According to the complaint, the wages for the jobs in which the workers are placed typically amount to $3-$6 per hour, significantly less than the state’s $8.25 minimum wage. The workers are typically drawn to these positions with promises of jobs that not only pay regularly, but also offer free housing and food.

However, the housing provided by the restaurants and employment agencies typically is cramped, as the employers pack dozens of men into small apartments, causing most to sleep on the floor or on “dirty mattresses that they have retrieved from garbage dumpsters” and usually to share just one bathroom. Further, the complaint alleged the living quarters are dirty and “infested with bed bugs, rats or other vermin.”

While at work, the complaint alleged the workers are granted less than minimal meal breaks, are made to “work through” injuries suffered on the job, including cuts from knives and cutting machines, and are subjected to name-calling, racial slurs and other verbal abuse by management and non-Latino employees.

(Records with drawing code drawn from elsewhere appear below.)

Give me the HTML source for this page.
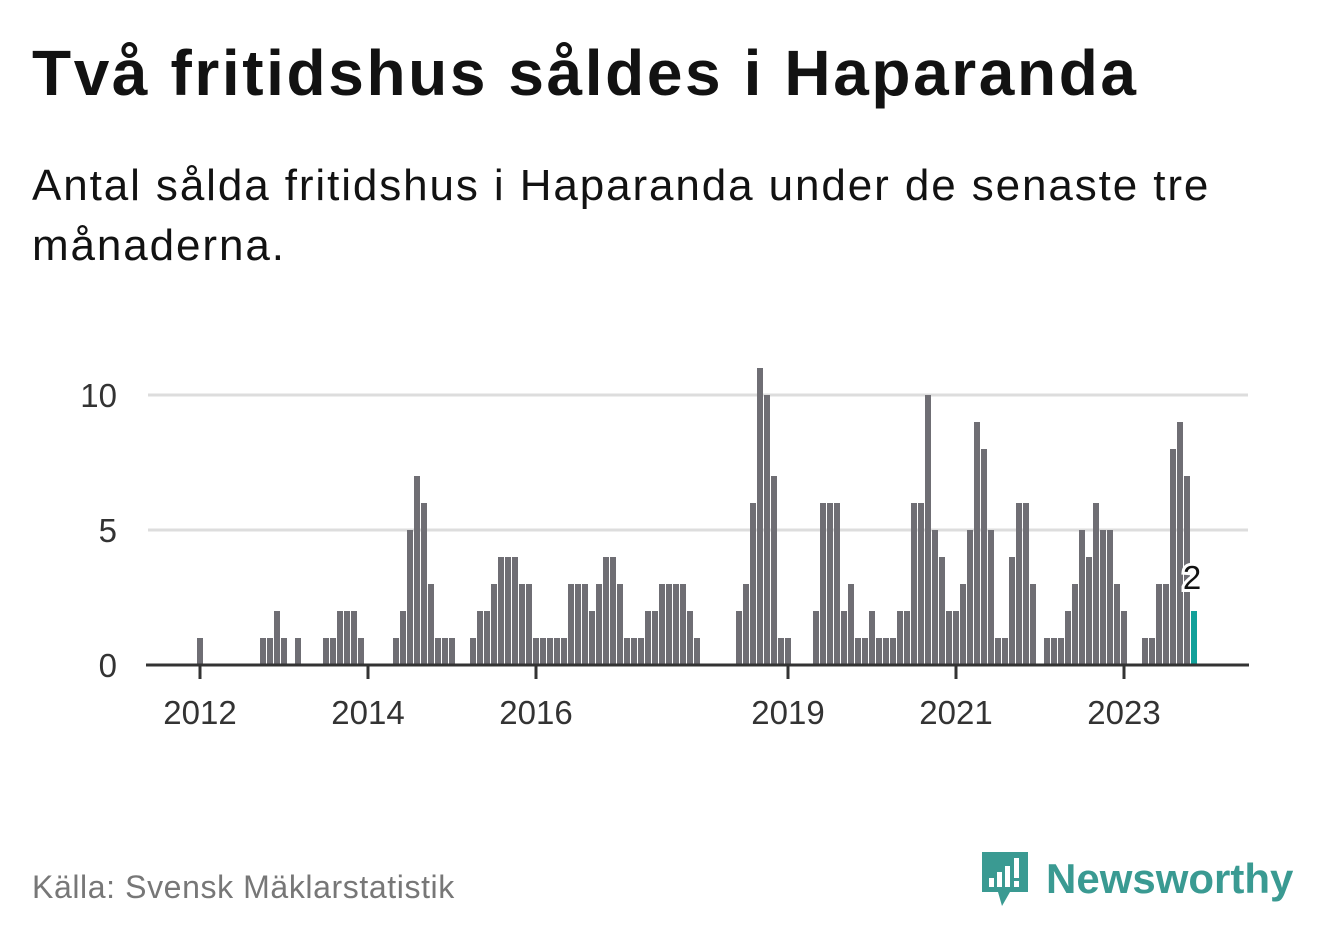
<!DOCTYPE html>
<html><head><meta charset="utf-8">
<style>
body{margin:0;background:#fff;width:1322px;height:939px;overflow:hidden;font-family:"Liberation Sans","DejaVu Sans",sans-serif;}
#title{position:absolute;left:32px;top:36px;font-size:64px;font-weight:bold;color:#121212;margin:0;letter-spacing:2.6px}
#sub{position:absolute;left:32px;top:156px;font-size:44px;color:#121212;line-height:60px;width:1240px;letter-spacing:1.9px}
#src{position:absolute;left:32px;top:869px;font-size:32px;color:#777;letter-spacing:0.6px}
#logo{position:absolute;left:980px;top:850px;display:flex;align-items:center}
#logo span{font-size:42px;color:#3a9a92;font-weight:bold;margin-left:16px}
</style></head><body>
<h1 id="title">Två fritidshus såldes i Haparanda</h1>
<div id="sub">Antal sålda fritidshus i Haparanda under de senaste tre månaderna.</div>
<svg id="chart" width="1322" height="939" style="position:absolute;left:0;top:0"></svg>
<div id="src">Källa: Svensk Mäklarstatistik</div>
<div id="logo">
<svg width="50" height="58"><path d="M2 2h46v40H30l-8 14-4-14H2z" fill="#3a9a92"/><rect x="9" y="28" width="5" height="9" fill="#fff"/><rect x="17" y="22" width="5" height="15" fill="#fff"/><rect x="25" y="16" width="5" height="21" fill="#fff"/><rect x="34" y="8" width="5" height="20" fill="#fff"/><rect x="34" y="31" width="5" height="6" fill="#fff"/></svg>
<span>Newsworthy</span></div>
<script>
const values=[1,0,0,0,0,0,0,0,0,1,1,2,1,0,1,0,0,0,1,1,2,2,2,1,0,0,0,0,1,2,5,7,6,3,1,1,1,0,0,1,2,2,3,4,4,4,3,3,1,1,1,1,1,3,3,3,2,3,4,4,3,1,1,1,2,2,3,3,3,3,2,1,0,0,0,0,0,2,3,6,11,10,7,1,1,0,0,0,2,6,6,6,2,3,1,1,2,1,1,1,2,2,6,6,10,5,4,2,2,3,5,9,8,5,1,1,4,6,6,3,0,1,1,1,2,3,5,4,6,5,5,3,2,0,0,1,1,3,3,8,9,7,2];
const tickYears=["2012","2014","2016","2019","2021","2023"];
const tickMonths=[0,24,48,84,108,132];
const yTicks=[0,5,10];
const NS="http://www.w3.org/2000/svg";
const svg=document.getElementById('chart');
const x=m=>200+7*m;
const y=v=>665-27*v;
function mk(t,a){const e=document.createElementNS(NS,t);for(const k in a)e.setAttribute(k,a[k]);svg.appendChild(e);return e;}
yTicks.forEach(v=>{
 if(v>0){const g=mk('line',{x1:148,x2:1248,y1:y(v),y2:y(v),stroke:'#ddd','stroke-width':3});
 
 }
 const t=mk('text',{x:117,y:y(v)+12,'text-anchor':'end','font-size':33,fill:'#333'});t.textContent=v;
 
 
});
values.forEach((v,i)=>{
 if(v<=0)return;
 const last=i===values.length-1;
 const r=mk('rect',{x:x(i)-3,y:y(v),width:6,height:665-y(v),fill:last?'#12a19a':'#6f6e74'});
 
 
});
const ax=mk('line',{x1:146,x2:1249,y1:665,y2:665,stroke:'#333','stroke-width':3});


tickMonths.forEach((m,i)=>{
 const tk=mk('line',{x1:x(m),x2:x(m),y1:665,y2:679,stroke:'#333','stroke-width':3});
 
 
 const t=mk('text',{x:x(m),y:724,'text-anchor':'middle','font-size':33,fill:'#333'});t.textContent=tickYears[i];
 
 
});
const li=values.length-1;
const lb=mk('text',{x:x(li)-2,y:y(values[li])-22,'text-anchor':'middle','font-size':33,fill:'#121212',stroke:'#fff','stroke-width':6,'paint-order':'stroke'});
lb.textContent=values[li];


</script>
</body></html>
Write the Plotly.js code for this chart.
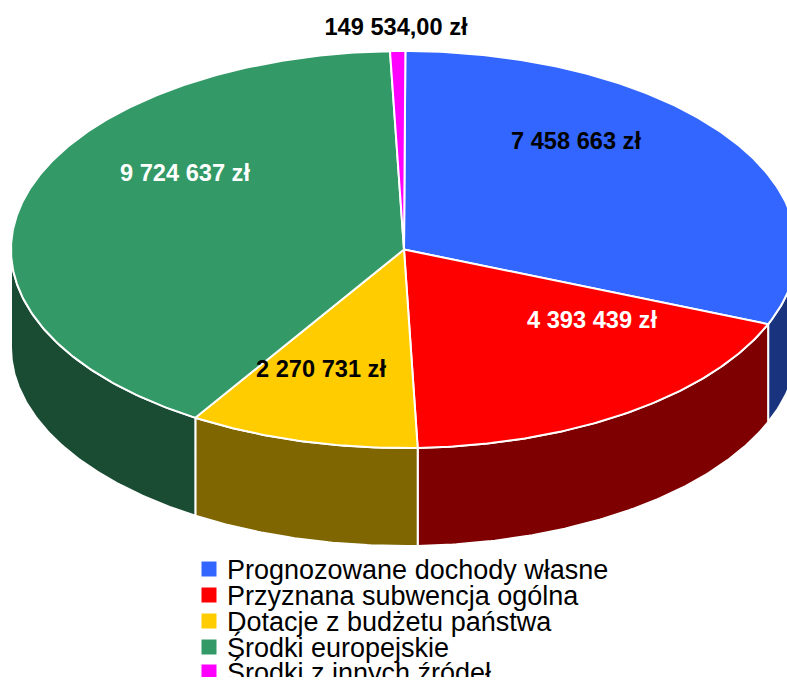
<!DOCTYPE html>
<html><head><meta charset="utf-8">
<script src="https://cdn.plot.ly/plotly-3.0.1.min.js"></script>
<style>html,body{margin:0;padding:0;background:#fff;overflow:hidden}#c{width:787px;height:680px}</style>
</head><body><div id="c"></div>
<script>
const categories = ["Prognozowane dochody własne","Przyznana subwencja ogólna","Dotacje z budżetu państwa","Środki europejskie","Środki z innych źródeł"];
const values = [7458663, 4393439, 2270731, 9724637, 149534];
const valueLabels = ["7 458 663 zł","4 393 439 zł","2 270 731 zł","9 724 637 zł","149 534,00 zł"];
const topColors = ["#3366FF","#FF0000","#FFCC00","#339966","#FF00FF"];
const sideColors = ["#19337F","#7F0000","#7F6600","#1A4C33","#7F007F"];
const labelColors = ["#000000","#FFFFFF","#000000","#FFFFFF","#000000"];
const labelX = [576, 592, 321, 185, 396];
const labelY = [143, 322, 371, 175, 29];
const cx = 404, cy = 249.5, rx = 393, ry = 198.5, depth = 98, startAngle = 0.0035;
const legendMarkerX = 209, legendTextX = 227, legendY = [569, 595, 621, 647, 672], legendTextY = [572, 598, 624, 650, 675];

const total = values.reduce((a,b)=>a+b,0);
const px = t => cx + rx*Math.sin(t);
const py = t => cy - ry*Math.cos(t);
function arc(a,b){const n=Math.max(2,Math.ceil((b-a)/0.01));const o=[];for(let i=0;i<=n;i++)o.push(a+(b-a)*i/n);return o;}

const sides=[], tops=[];
let a=startAngle;
values.forEach((v,i)=>{
  const b=a+v/total*2*Math.PI;
  const s=Math.max(a,Math.PI/2), e=Math.min(b,3*Math.PI/2);
  if(e>s){
    const ts=arc(s,e);
    const xs=ts.map(px), ys=ts.map(py);
    const xr=ts.slice().reverse().map(px), yr=ts.slice().reverse().map(t=>py(t)+depth);
    sides.push({type:'scatter',mode:'lines',x:[...xs,...xr,xs[0]],y:[...ys,...yr,ys[0]],fill:'toself',fillcolor:sideColors[i],line:{color:'#FFFFFF',width:2},hoverinfo:'skip',showlegend:false});
  }
  const ts=arc(a,b);
  tops.push({type:'scatter',mode:'lines',name:categories[i],x:[cx,...ts.map(px),cx],y:[cy,...ts.map(py),cy],fill:'toself',fillcolor:topColors[i],line:{color:'#FFFFFF',width:2},hoverinfo:'skip',showlegend:false});
  a=b;
});

const labels={type:'scatter',mode:'text',x:labelX,y:labelY,text:valueLabels,textposition:'middle center',
  textfont:{family:'"Liberation Sans",Arial,sans-serif',size:23.6,weight:700,color:labelColors},hoverinfo:'skip',showlegend:false};
const legendMarks={type:'scatter',mode:'markers',x:legendY.map(()=>legendMarkerX),y:legendY,
  marker:{symbol:'square',size:15,color:topColors,line:{width:0}},hoverinfo:'skip',showlegend:false};
const legendTexts={type:'scatter',mode:'text',x:legendY.map(()=>legendTextX),y:legendTextY,text:categories,textposition:'middle right',
  textfont:{family:'"Liberation Sans",Arial,sans-serif',size:27,color:'#000000'},hoverinfo:'skip',showlegend:false};

Plotly.newPlot('c',[...sides,...tops,labels,legendMarks,legendTexts],{
  width:787,height:680,margin:{l:0,r:0,t:0,b:0,pad:0},paper_bgcolor:'#FFFFFF',plot_bgcolor:'#FFFFFF',showlegend:false,
  xaxis:{range:[0,787],visible:false,fixedrange:true},
  yaxis:{range:[680,0],visible:false,fixedrange:true},
  shapes:[{type:'rect',layer:'above',xref:'paper',yref:'y',x0:0,x1:1,y0:677,y1:680,fillcolor:'#FFFFFF',line:{width:0}}]
},{displayModeBar:false,staticPlot:true});
</script></body></html>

The complaint said the working conditions stand in contrast to those afforded to non-Latino employees who hold better paying positions with regular and longer break times, and generally “less stressful working conditions.”

Paid once per month, Latino workers’ paychecks are further reduced by deductions, ostensibly to cover the employers’ costs to house, feed and transport the employees, and to pay commissions to the employment agencies referring the workers to the restaurants, the complaint said.

The employment agencies can charge commissions and fees of $120-$220 per worker, which is typically deducted from the workers’ first paychecks, the complaint said.

They typically would advertise their services in the World Journal, a Chinese language newspaper distributed in the Midwest. The advertisements would tell the restaurant owners of the agencies’ ability to “supply them with ‘a large number of Mexican workers’ who are ‘sincere’ and ‘honest.’”

Advertisements for Jiao’s company, for instance, describes the business as “the base camp of Mexican workers.”

“In short, these employment agencies essentially acted as central supply houses for a buffet restaurant industry seeking to profit from illegal and exploitative wages and conditions of employment,” the complaint said.